» **Requirements**: Your job is to return the lines between the line holding "What Apache ECharts" and the line holding "const premiumsChange = [6, -31, 18, 17, 1, 18, 7]", inclusive, exactly and with no pictures.

[Records with drawing code]
• • • • •
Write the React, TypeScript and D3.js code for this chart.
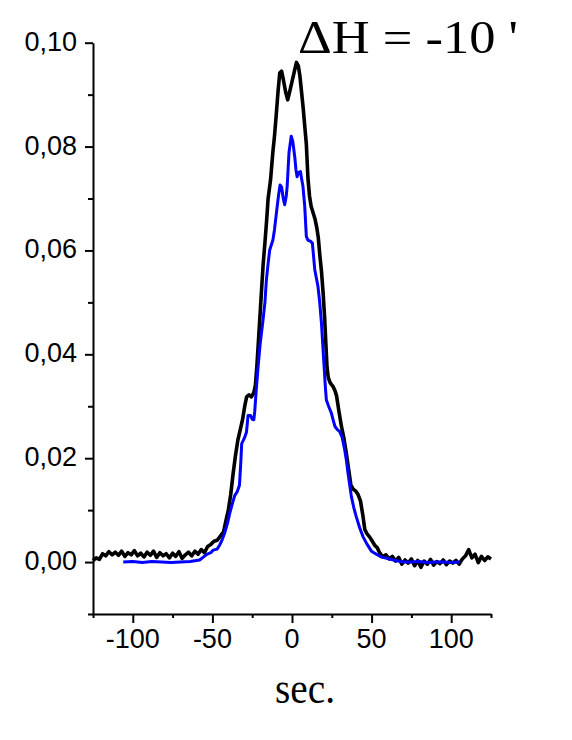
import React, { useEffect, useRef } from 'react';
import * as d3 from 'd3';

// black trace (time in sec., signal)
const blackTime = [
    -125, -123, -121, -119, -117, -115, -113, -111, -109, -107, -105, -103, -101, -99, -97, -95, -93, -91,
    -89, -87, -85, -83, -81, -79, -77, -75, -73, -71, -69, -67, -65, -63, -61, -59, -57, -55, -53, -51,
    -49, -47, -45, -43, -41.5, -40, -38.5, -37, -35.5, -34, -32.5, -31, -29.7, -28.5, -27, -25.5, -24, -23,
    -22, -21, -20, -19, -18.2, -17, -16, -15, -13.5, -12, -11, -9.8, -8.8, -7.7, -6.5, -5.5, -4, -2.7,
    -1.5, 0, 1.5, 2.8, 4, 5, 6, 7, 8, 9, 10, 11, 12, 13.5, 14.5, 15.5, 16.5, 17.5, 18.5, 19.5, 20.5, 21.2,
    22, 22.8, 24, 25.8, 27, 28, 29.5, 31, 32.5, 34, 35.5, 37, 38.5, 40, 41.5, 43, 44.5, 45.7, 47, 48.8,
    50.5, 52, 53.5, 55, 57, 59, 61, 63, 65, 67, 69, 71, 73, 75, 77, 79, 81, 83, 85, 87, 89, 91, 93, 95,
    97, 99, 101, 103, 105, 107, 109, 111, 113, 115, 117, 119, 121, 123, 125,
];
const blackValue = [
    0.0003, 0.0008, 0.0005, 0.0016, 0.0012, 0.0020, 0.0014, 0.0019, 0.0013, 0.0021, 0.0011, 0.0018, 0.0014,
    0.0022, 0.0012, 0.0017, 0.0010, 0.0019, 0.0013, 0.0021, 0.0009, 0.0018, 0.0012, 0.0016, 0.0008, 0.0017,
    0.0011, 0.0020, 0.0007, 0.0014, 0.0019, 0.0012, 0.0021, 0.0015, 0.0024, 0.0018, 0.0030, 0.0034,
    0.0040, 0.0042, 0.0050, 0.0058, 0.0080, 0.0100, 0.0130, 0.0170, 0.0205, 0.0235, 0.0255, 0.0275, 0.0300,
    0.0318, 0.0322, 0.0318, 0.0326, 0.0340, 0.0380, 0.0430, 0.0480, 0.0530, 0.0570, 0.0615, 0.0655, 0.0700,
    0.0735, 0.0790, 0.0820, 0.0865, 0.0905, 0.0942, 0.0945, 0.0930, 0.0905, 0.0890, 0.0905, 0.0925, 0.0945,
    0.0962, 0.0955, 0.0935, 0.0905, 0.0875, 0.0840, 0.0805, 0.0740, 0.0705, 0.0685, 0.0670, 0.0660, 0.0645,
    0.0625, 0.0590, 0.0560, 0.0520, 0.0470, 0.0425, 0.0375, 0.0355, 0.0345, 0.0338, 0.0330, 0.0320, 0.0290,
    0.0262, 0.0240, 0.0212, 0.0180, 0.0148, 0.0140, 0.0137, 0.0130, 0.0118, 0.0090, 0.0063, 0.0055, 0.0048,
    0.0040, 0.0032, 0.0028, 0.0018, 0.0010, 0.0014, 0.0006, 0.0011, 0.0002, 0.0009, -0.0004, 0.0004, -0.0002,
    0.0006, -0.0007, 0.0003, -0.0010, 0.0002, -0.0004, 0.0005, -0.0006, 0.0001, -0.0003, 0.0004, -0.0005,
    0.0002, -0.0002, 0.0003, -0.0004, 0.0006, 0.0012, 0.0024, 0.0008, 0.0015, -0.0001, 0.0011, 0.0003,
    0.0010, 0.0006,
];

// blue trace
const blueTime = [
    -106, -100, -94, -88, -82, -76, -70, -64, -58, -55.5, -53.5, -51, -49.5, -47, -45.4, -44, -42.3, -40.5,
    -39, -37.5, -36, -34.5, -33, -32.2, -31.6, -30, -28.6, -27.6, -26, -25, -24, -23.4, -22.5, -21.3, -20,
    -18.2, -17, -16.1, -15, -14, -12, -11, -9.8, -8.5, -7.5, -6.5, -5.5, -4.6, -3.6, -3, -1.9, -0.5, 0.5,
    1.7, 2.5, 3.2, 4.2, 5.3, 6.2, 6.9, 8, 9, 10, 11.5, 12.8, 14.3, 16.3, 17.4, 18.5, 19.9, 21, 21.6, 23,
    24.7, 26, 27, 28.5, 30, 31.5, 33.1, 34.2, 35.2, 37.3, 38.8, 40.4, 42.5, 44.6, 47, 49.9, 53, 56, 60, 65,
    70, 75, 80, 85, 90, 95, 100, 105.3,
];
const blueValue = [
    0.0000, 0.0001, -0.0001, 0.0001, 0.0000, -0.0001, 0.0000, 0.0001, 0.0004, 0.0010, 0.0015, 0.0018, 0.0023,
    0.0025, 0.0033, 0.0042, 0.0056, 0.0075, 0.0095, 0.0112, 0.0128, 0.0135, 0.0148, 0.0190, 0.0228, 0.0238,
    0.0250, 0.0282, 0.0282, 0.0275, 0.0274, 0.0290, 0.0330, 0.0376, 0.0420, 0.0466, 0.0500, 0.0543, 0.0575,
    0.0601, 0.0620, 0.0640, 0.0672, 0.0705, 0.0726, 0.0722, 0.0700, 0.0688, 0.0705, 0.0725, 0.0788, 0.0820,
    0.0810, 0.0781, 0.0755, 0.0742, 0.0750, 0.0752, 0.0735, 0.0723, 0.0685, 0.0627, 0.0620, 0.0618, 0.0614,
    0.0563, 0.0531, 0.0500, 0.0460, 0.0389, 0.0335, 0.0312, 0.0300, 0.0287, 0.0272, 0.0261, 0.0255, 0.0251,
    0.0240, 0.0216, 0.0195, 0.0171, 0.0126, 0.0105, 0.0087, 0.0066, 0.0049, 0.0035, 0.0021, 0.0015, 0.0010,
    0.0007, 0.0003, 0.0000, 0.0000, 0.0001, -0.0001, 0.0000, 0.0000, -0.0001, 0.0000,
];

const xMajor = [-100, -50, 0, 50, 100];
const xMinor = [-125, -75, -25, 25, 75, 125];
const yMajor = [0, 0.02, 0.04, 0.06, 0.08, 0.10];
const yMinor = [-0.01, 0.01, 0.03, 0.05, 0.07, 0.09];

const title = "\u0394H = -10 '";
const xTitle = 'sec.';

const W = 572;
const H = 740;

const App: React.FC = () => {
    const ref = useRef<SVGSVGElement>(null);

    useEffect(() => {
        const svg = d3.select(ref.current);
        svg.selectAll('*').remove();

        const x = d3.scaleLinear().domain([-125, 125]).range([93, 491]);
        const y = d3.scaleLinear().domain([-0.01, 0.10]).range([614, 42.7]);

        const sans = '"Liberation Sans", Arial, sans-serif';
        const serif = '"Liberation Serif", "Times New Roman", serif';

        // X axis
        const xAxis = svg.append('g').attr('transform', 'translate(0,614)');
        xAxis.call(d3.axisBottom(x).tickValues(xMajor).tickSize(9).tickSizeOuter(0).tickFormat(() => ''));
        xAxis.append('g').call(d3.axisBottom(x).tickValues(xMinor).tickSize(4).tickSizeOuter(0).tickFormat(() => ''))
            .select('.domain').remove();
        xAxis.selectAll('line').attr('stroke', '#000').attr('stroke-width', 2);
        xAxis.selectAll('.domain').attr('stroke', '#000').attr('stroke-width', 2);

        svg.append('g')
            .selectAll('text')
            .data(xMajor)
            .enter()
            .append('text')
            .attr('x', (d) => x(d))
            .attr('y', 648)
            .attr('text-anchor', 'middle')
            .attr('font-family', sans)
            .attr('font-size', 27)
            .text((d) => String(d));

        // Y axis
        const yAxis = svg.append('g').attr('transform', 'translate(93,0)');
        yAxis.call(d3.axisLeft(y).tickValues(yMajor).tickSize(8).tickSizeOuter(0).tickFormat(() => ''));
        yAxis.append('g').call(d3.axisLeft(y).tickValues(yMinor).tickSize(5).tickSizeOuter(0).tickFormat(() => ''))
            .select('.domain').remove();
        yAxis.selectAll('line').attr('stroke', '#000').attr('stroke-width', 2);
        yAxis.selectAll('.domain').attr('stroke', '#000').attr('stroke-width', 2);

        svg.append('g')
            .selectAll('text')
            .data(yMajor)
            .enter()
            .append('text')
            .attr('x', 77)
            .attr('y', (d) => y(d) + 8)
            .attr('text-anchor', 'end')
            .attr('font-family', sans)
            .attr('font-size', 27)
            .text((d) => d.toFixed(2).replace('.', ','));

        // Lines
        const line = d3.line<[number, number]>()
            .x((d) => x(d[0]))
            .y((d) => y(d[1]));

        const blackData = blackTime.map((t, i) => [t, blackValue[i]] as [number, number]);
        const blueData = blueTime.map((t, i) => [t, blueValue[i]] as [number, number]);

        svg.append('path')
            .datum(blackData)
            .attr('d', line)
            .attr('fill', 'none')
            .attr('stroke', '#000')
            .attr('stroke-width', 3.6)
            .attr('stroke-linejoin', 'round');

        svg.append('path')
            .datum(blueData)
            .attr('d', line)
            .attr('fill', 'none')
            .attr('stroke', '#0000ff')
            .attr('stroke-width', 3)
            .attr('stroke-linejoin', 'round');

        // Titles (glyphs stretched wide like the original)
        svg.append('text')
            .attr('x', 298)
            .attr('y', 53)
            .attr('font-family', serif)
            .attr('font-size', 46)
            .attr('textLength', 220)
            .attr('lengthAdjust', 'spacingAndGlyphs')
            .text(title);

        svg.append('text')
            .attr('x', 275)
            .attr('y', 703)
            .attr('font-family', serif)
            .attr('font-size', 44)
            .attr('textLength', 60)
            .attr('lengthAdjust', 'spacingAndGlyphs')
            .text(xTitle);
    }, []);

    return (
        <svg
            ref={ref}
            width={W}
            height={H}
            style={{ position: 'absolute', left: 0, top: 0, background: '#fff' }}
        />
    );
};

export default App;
• • • • •
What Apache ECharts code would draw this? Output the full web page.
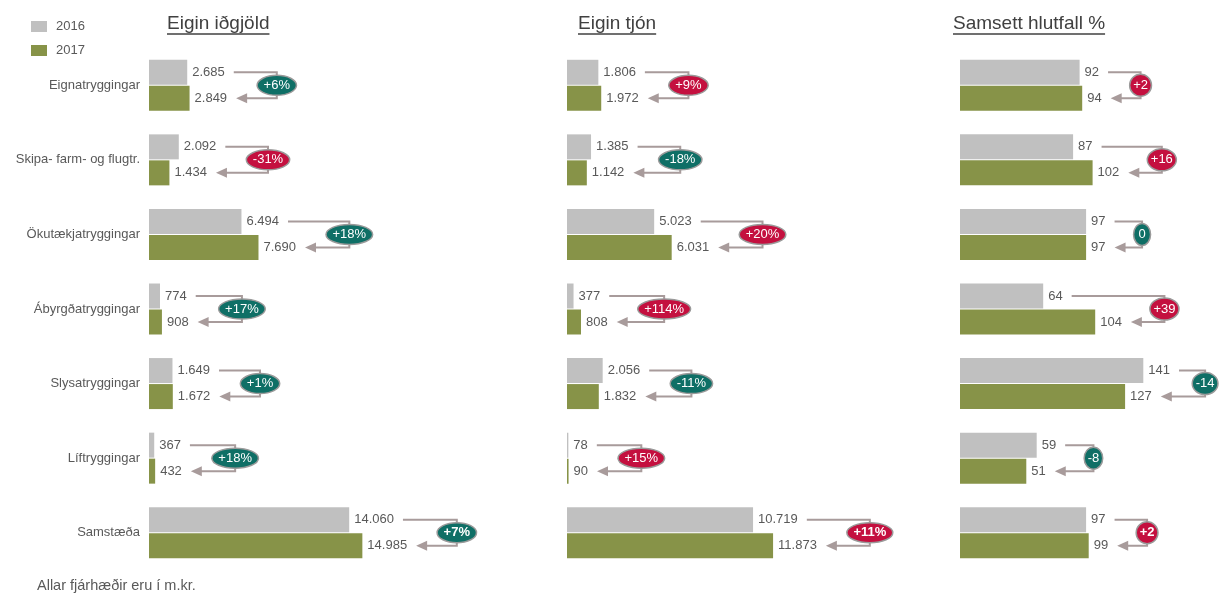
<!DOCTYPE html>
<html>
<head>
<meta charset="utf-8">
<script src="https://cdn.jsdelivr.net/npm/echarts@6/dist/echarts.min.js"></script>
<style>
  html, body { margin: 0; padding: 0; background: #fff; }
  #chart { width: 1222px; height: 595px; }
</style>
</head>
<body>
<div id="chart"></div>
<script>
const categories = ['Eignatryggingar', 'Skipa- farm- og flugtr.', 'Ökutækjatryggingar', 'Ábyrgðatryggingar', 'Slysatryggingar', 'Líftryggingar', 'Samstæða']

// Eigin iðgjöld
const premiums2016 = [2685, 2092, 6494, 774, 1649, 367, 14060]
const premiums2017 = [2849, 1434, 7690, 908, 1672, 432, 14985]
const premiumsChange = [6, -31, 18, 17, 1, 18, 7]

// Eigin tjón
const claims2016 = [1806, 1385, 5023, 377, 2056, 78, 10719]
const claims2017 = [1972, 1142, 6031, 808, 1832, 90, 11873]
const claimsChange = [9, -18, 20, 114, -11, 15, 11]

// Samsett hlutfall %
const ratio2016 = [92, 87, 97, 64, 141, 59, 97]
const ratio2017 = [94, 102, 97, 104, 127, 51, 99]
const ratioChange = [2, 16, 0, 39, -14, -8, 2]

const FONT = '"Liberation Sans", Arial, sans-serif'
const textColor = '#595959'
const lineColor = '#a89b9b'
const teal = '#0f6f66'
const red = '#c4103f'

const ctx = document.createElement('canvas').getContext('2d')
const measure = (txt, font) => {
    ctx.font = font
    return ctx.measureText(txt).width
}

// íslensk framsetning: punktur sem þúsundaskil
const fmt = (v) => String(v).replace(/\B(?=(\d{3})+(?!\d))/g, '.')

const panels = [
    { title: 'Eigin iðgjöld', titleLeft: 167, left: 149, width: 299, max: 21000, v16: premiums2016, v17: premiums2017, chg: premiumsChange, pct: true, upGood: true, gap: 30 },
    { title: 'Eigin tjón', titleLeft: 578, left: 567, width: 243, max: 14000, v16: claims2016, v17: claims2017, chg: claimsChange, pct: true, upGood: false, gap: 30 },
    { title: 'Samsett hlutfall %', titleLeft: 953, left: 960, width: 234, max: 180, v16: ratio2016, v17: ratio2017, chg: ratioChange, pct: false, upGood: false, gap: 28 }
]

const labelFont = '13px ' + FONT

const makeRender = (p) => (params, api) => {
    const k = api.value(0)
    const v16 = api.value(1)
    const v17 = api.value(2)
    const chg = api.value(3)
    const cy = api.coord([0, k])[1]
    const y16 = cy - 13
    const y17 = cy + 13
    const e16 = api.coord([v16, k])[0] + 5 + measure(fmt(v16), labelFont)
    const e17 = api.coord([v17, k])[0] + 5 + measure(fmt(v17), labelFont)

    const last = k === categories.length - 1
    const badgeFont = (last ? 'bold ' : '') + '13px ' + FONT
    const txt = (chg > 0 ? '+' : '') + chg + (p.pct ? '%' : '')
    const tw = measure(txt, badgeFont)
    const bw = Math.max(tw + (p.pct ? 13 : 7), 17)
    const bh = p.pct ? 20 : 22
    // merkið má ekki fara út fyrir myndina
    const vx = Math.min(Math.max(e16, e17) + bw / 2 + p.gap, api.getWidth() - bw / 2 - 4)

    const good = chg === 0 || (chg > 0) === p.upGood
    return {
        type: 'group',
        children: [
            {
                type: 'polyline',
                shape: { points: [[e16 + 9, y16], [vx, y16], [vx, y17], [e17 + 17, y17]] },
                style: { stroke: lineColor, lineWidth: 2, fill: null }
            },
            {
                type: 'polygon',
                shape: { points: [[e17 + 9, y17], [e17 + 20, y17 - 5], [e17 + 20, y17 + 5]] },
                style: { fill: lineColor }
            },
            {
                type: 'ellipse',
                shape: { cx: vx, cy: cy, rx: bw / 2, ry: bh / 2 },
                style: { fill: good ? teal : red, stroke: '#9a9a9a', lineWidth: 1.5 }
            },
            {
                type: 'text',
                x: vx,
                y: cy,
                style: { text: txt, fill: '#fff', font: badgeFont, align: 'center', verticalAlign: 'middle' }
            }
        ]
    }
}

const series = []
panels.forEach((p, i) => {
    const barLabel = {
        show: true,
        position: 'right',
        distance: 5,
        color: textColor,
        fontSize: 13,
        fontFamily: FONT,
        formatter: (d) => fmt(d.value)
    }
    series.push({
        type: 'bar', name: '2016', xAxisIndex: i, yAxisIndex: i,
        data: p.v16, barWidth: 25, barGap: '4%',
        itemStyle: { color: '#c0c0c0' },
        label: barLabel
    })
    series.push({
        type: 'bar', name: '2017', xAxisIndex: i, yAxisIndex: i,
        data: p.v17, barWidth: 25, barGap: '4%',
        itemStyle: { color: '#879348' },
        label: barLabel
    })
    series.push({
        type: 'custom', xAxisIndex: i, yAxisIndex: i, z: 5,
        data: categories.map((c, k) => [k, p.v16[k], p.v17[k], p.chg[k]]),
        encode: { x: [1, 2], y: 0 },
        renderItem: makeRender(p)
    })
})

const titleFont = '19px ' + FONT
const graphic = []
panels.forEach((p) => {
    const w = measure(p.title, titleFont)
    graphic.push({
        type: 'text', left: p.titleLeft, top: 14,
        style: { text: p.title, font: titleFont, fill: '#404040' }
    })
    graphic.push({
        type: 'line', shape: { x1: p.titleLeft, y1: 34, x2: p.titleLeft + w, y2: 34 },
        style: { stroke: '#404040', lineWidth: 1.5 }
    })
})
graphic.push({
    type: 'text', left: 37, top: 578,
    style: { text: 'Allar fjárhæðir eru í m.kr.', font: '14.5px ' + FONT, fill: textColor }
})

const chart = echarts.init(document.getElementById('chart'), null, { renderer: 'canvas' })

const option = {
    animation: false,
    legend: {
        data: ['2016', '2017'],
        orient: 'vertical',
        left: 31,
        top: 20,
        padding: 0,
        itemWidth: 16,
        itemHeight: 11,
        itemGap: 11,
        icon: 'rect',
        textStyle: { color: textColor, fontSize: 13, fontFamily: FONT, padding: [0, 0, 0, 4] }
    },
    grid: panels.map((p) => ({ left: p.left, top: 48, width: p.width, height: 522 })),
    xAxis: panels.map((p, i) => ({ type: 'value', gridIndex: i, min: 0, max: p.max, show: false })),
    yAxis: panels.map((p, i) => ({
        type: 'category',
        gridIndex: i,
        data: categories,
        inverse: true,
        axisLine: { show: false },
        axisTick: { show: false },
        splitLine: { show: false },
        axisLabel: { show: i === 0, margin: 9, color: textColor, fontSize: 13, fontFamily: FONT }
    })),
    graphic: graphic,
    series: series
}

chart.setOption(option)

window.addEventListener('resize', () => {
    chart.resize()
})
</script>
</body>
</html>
• • • • •
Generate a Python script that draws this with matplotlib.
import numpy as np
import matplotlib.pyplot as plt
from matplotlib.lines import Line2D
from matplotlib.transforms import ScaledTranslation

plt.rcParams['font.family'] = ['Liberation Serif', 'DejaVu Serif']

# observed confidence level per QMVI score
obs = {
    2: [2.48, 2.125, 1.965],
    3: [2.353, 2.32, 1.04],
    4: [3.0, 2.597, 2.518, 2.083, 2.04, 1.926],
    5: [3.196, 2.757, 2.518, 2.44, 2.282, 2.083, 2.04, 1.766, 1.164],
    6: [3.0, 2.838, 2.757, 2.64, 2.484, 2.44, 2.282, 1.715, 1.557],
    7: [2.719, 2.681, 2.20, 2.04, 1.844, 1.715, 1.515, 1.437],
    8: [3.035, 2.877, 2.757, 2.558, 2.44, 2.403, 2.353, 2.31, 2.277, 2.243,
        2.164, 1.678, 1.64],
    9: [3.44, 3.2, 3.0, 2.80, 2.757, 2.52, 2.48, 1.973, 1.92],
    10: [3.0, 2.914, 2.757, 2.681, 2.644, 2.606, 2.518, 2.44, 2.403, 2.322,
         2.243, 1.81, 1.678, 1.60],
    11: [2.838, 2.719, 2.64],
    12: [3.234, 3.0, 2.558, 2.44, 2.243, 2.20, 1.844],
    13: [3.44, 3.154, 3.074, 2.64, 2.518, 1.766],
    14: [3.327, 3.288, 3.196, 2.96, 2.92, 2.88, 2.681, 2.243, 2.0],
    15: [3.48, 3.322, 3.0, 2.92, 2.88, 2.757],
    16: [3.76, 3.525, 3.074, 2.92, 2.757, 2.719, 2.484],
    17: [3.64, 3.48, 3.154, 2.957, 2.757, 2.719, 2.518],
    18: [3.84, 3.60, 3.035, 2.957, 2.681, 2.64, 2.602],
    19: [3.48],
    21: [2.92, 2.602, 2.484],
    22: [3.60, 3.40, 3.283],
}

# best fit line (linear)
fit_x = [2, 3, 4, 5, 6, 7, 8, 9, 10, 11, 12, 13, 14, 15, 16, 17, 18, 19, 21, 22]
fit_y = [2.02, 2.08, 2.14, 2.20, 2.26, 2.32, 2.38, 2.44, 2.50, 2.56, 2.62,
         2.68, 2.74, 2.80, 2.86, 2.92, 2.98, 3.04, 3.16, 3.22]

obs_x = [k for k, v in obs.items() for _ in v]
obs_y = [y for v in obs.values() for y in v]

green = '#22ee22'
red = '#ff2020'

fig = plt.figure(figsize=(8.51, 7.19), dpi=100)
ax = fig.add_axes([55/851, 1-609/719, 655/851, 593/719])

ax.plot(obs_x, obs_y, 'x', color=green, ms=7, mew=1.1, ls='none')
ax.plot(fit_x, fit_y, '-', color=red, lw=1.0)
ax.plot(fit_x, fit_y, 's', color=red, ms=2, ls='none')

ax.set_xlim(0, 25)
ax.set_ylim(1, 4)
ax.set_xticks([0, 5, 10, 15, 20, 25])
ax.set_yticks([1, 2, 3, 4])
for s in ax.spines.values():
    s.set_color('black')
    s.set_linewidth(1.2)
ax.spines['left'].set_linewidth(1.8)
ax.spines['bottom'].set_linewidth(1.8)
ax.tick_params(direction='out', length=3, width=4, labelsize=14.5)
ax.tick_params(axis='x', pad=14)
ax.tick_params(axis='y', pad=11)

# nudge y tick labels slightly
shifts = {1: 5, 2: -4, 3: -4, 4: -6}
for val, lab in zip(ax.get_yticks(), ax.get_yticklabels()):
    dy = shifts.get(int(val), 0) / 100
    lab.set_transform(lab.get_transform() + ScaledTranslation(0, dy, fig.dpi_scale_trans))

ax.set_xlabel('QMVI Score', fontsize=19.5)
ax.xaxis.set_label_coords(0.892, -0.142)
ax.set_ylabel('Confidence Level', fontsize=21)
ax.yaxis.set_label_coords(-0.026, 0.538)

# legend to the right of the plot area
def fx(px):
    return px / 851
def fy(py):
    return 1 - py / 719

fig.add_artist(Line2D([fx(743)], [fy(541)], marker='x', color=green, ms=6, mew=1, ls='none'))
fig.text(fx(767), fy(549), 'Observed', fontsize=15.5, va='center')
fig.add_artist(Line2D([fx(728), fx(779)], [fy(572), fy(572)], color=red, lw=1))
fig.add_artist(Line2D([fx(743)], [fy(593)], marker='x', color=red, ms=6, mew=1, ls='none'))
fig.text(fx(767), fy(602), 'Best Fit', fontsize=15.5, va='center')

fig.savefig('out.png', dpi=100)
• • • • •
» **Correct result**:
What Apache ECharts code would draw this? Output the full web page.
<!DOCTYPE html>
<html>
<head>
<meta charset="utf-8">
<script src="https://cdn.jsdelivr.net/npm/echarts@6/dist/echarts.min.js"></script>
<style>
  html, body { margin: 0; padding: 0; background: #fff; }
  #chart { width: 1222px; height: 595px; }
</style>
</head>
<body>
<div id="chart"></div>
<script>
const categories = ['Eignatryggingar', 'Skipa- farm- og flugtr.', 'Ökutækjatryggingar', 'Ábyrgðatryggingar', 'Slysatryggingar', 'Líftryggingar', 'Samstæða']

// Eigin iðgjöld
const premiums2016 = [2685, 2092, 6494, 774, 1649, 367, 14060]
const premiums2017 = [2849, 1434, 7690, 908, 1672, 432, 14985]
const premiumsChange = [6, -31, 18, 17, 1, 18, 7]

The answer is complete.